廃盤蒐集をやめるための甘美な方法

一度やめると、その後は楽になります。

美人じゃなくても

2018年04月22日 | Jazz LP (Verve)

Barbara Caroll / Funny Face  ( 米 Verve MGV-2063 )


由緒正しい愛好家はバーバラ・キャロルなんて聴かないんだろうし、レコードを買ったりしないのかもしれない。 彼女がそうやって相手にされないのは
おそらく美人ではないからだと思う。 ジャズおやじは美人にしか金を出さないし、ベリー・ショートの髪型だってそんなのは嫌いなのだ。
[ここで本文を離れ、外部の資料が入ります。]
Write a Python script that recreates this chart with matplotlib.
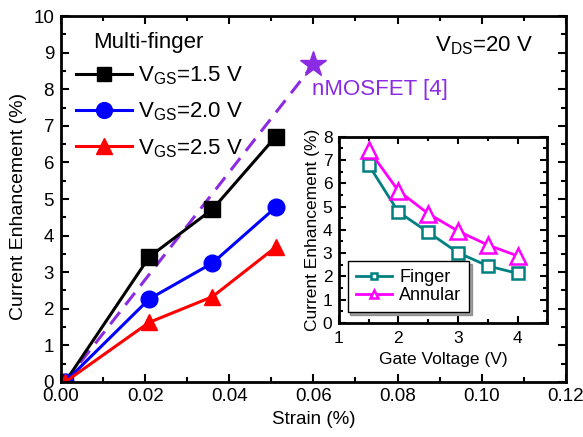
import matplotlib
matplotlib.use("Agg")
import matplotlib.pyplot as plt
from matplotlib.ticker import MultipleLocator, FormatStrFormatter

plt.rcParams['font.family'] = ['Liberation Sans', 'DejaVu Sans']
plt.rcParams['mathtext.fontset'] = 'custom'
plt.rcParams['mathtext.rm'] = 'Liberation Sans'

strain = [0.001, 0.021, 0.036, 0.051]
vgs15 = [0.0, 3.42, 4.72, 6.70]
vgs20 = [0.0, 2.27, 3.25, 4.77]
vgs25 = [0.0, 1.63, 2.33, 3.68]
ref_x = [0.001, 0.060]
ref_y = [0.0, 8.68]

gate_v = [1.5, 2.0, 2.5, 3.0, 3.5, 4.0]
finger = [6.80, 4.77, 3.90, 3.02, 2.45, 2.13]
annular = [7.45, 5.68, 4.70, 3.95, 3.35, 2.88]

fig = plt.figure(figsize=(5.83, 4.37), dpi=100)
ax = fig.add_axes([0.1046, 0.126, 0.866, 0.837])

purple = '#8B2BE2'
ax.plot(ref_x, ref_y, color=purple, lw=2.2, ls=(0, (5, 3)))
ax.plot(ref_x[1:], ref_y[1:], marker='*', color=purple, ms=19, ls='none')
ax.text(0.0597, 8.0, 'nMOSFET [4]', color=purple, fontsize=16, va='center')

l1, = ax.plot(strain, vgs15, color='black', marker='s', ms=11, lw=2.2)
l2, = ax.plot(strain, vgs20, color='blue', marker='o', ms=12, lw=2.2)
l3, = ax.plot(strain, vgs25, color='red', marker='^', ms=12, lw=2.2)

ax.set_xlim(0, 0.12)
ax.set_ylim(0, 10)
ax.xaxis.set_major_locator(MultipleLocator(0.02))
ax.xaxis.set_minor_locator(MultipleLocator(0.01))
ax.yaxis.set_major_locator(MultipleLocator(1))
ax.yaxis.set_minor_locator(MultipleLocator(0.5))
ax.xaxis.set_major_formatter(FormatStrFormatter('%.2f'))
ax.tick_params(which='both', direction='in', top=True, right=True, width=1.5, labelsize=13.5)
ax.tick_params(axis='x', pad=4.5)
ax.tick_params(axis='y', pad=5)
ax.tick_params(which='major', length=6)
ax.tick_params(which='minor', length=3.5)
for s in ax.spines.values():
    s.set_linewidth(2)
ax.set_xlabel('Strain (%)', fontsize=13.5, labelpad=4)
ax.set_ylabel('Current Enhancement (%)', fontsize=14)
ax.yaxis.set_label_coords(-0.067, 0.48)

ax.text(0.063, 0.929, 'Multi-finger', transform=ax.transAxes, fontsize=16, va='center', ha='left')
leg = ax.legend([l1, l2, l3], [r'V$_{\rm GS}$=1.5 V', r'V$_{\rm GS}$=2.0 V', r'V$_{\rm GS}$=2.5 V'],
                loc='upper left', frameon=False, fontsize=16, handlelength=2.5,
                handletextpad=0.3, bbox_to_anchor=(0.03, 0.868), borderaxespad=0, borderpad=0,
                labelspacing=0.62, markerscale=0.95)
ax.text(0.935, 0.92, r'V$_{\rm DS}$=20 V', transform=ax.transAxes, ha='right', va='center', fontsize=16)

ins = fig.add_axes([0.581, 0.261, 0.358, 0.426])
i1, = ins.plot(gate_v, finger, color='#008080', marker='s', mfc='white', mec='#008080', mew=1.8, ms=8, lw=2)
i2, = ins.plot(gate_v, annular, color='#FF00FF', marker='^', mfc='white', mec='#FF00FF', mew=1.8, ms=11, lw=2)
ins.set_xlim(1, 4.5)
ins.set_ylim(0, 8)
ins.xaxis.set_major_locator(MultipleLocator(1))
ins.xaxis.set_minor_locator(MultipleLocator(0.5))
ins.yaxis.set_major_locator(MultipleLocator(1))
ins.yaxis.set_minor_locator(MultipleLocator(0.5))
ins.tick_params(which='both', direction='in', top=True, right=True, width=1.5, labelsize=12.5)
ins.tick_params(axis='x', pad=6)
ins.tick_params(axis='y', pad=4.5)
ins.tick_params(which='major', length=5)
ins.tick_params(which='minor', length=3)
for s in ins.spines.values():
    s.set_linewidth(2)
ins.set_xlabel('Gate Voltage (V)', fontsize=12.5, labelpad=4)
ins.set_ylabel('Current Enhancement (%)', fontsize=12.5, labelpad=2)
il = ins.legend([i1, i2], ['Finger', 'Annular'], loc='lower left', fontsize=13, fancybox=False,
                shadow=True, handlelength=2.0, borderpad=0.45, handletextpad=0.4, labelspacing=0.05,
                bbox_to_anchor=(0.043, 0.059), borderaxespad=0, markerscale=0.5)
il.get_frame().set_edgecolor('black')
il.get_frame().set_linewidth(1)

fig.savefig('out.png', dpi=100)
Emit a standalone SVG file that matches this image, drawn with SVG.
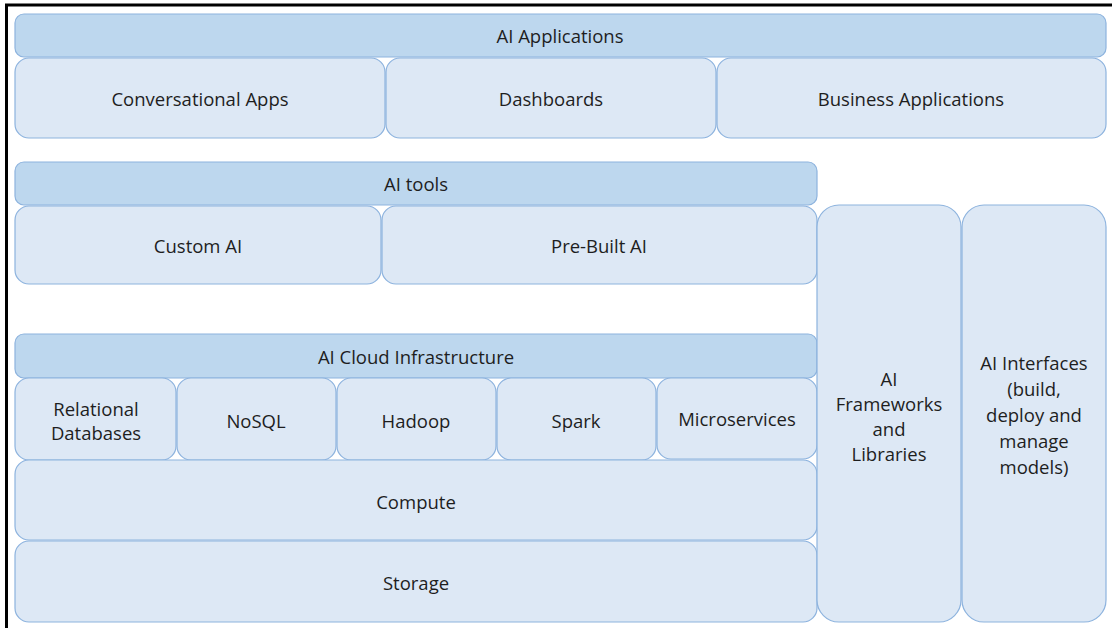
<svg xmlns="http://www.w3.org/2000/svg" width="1112" height="628" viewBox="0 0 1112 628">
<style>
.h{fill:#bdd7ee;stroke:#8db3de;stroke-width:1.2}
.b{fill:#dde8f5;stroke:#8db3de;stroke-width:1.2}
text{font-family:"Open Sans","Liberation Sans",sans-serif;font-size:18.5px;fill:#1e1e1e;text-anchor:middle;dominant-baseline:central}
</style>
<rect x="0" y="0" width="1112" height="628" fill="#fff"/>
<path d="M6.5,628 V5 H1112" fill="none" stroke="#000" stroke-width="3"/>
<g id="ai-applications"><rect class="h" x="15" y="14" width="1091" height="43" rx="9"/><text x="560" y="35">AI Applications</text></g>
<g id="conversational-apps"><rect class="b" x="15" y="58" width="370" height="80" rx="14"/><text x="200" y="98">Conversational Apps</text></g>
<g id="dashboards"><rect class="b" x="386" y="58" width="330" height="80" rx="14"/><text x="551" y="98">Dashboards</text></g>
<g id="business-applications"><rect class="b" x="717" y="58" width="389" height="80" rx="14"/><text x="911" y="98">Business Applications</text></g>
<g id="ai-tools"><rect class="h" x="15" y="162" width="802" height="43" rx="9"/><text x="416" y="183">AI tools</text></g>
<g id="custom-ai"><rect class="b" x="15" y="206" width="366" height="78" rx="14"/><text x="198" y="245">Custom AI</text></g>
<g id="pre-built-ai"><rect class="b" x="382" y="206" width="435" height="78" rx="14"/><text x="599" y="245">Pre-Built AI</text></g>
<g id="ai-cloud-infrastructure"><rect class="h" x="15" y="334" width="802" height="44" rx="9"/><text x="416" y="356">AI Cloud Infrastructure</text></g>
<g id="relational-databases"><rect class="b" x="15" y="378" width="161" height="82" rx="14"/><text x="96" y="408">Relational</text><text x="96" y="432">Databases</text></g>
<g id="nosql"><rect class="b" x="177" y="378" width="159" height="82" rx="14"/><text x="256" y="420">NoSQL</text></g>
<g id="hadoop"><rect class="b" x="337" y="378" width="159" height="82" rx="14"/><text x="416" y="420">Hadoop</text></g>
<g id="spark"><rect class="b" x="497" y="378" width="159" height="82" rx="14"/><text x="576" y="420">Spark</text></g>
<g id="microservices"><rect class="b" x="657" y="378" width="160" height="81" rx="14"/><text x="737" y="418">Microservices</text></g>
<g id="compute"><rect class="b" x="15" y="460" width="802" height="80" rx="14"/><text x="416" y="501">Compute</text></g>
<g id="storage"><rect class="b" x="15" y="541" width="802" height="81" rx="14"/><text x="416" y="582">Storage</text></g>
<g id="ai-frameworks"><rect class="b" x="817" y="205" width="144" height="417" rx="22"/><text x="889" y="378">AI</text><text x="889" y="403">Frameworks</text><text x="889" y="428">and</text><text x="889" y="453">Libraries</text></g>
<g id="ai-interfaces"><rect class="b" x="962" y="205" width="144" height="417" rx="22"/><text x="1034" y="362">AI Interfaces</text><text x="1034" y="388">(build,</text><text x="1034" y="414">deploy and</text><text x="1034" y="440">manage</text><text x="1034" y="466">models)</text></g>
<g id="connectors"></g>
</svg>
でも私は最近このレコードを聴いて、芸術的衝撃を受けた。 こんなイン・テンポでピアノが弾ける人は、ジャズの世界では他に見当たらないのではないか。
そしてこのピアノの魅惑的な音色。 最適な打鍵があった時にしか、ピアノはこういう音色にはならないものだ。 それが途切れることなく続いていく驚異。 
こんなにピアノの演奏に耳をそばだてたのはいつ以来のことだろう、と思う。

音楽における芸術的衝撃というのはこういうところに隠れていると個人的には思う。 一般的には前衛の領域にそういう衝撃が溢れているようなイメージが
あるのかもしれないけれど、それは幻想だ。 ブロッツマンの演奏を目の前で聴いて感動したのは、サックスの演奏力のあまりの確かさに対してであって、
無調のフレーズの果てることのない羅列に対してではなかった。 

バーバラ・キャロルは別に何か人を驚かせるような曲芸的な演奏をしているわけでないけれど、彼女が弾くピアノの適切さは、音質へのこだわりがさほど
無かったヴァーヴのモノラル録音からでもちゃんとこちらに伝わってくる。 音響的な快楽はなくても、その音が他の誰とも違っているのはちゃんとわかる。
そのことに驚かされた。

オードリーとアステアのジャケットからわかるように、映画 "ファニー・フェイス" で使われた曲をメインにしたガーシュウィン集で、気軽に聴ける演奏。
各面に1曲ずつバーバラの歌も入っているけど、これは平凡で余計だった気がする。 こんなことをしなくても、彼女のピアノだけでよかった。
録音当時もそのピアノの魅力にはあまり気が付かれていなかったのかもしれない。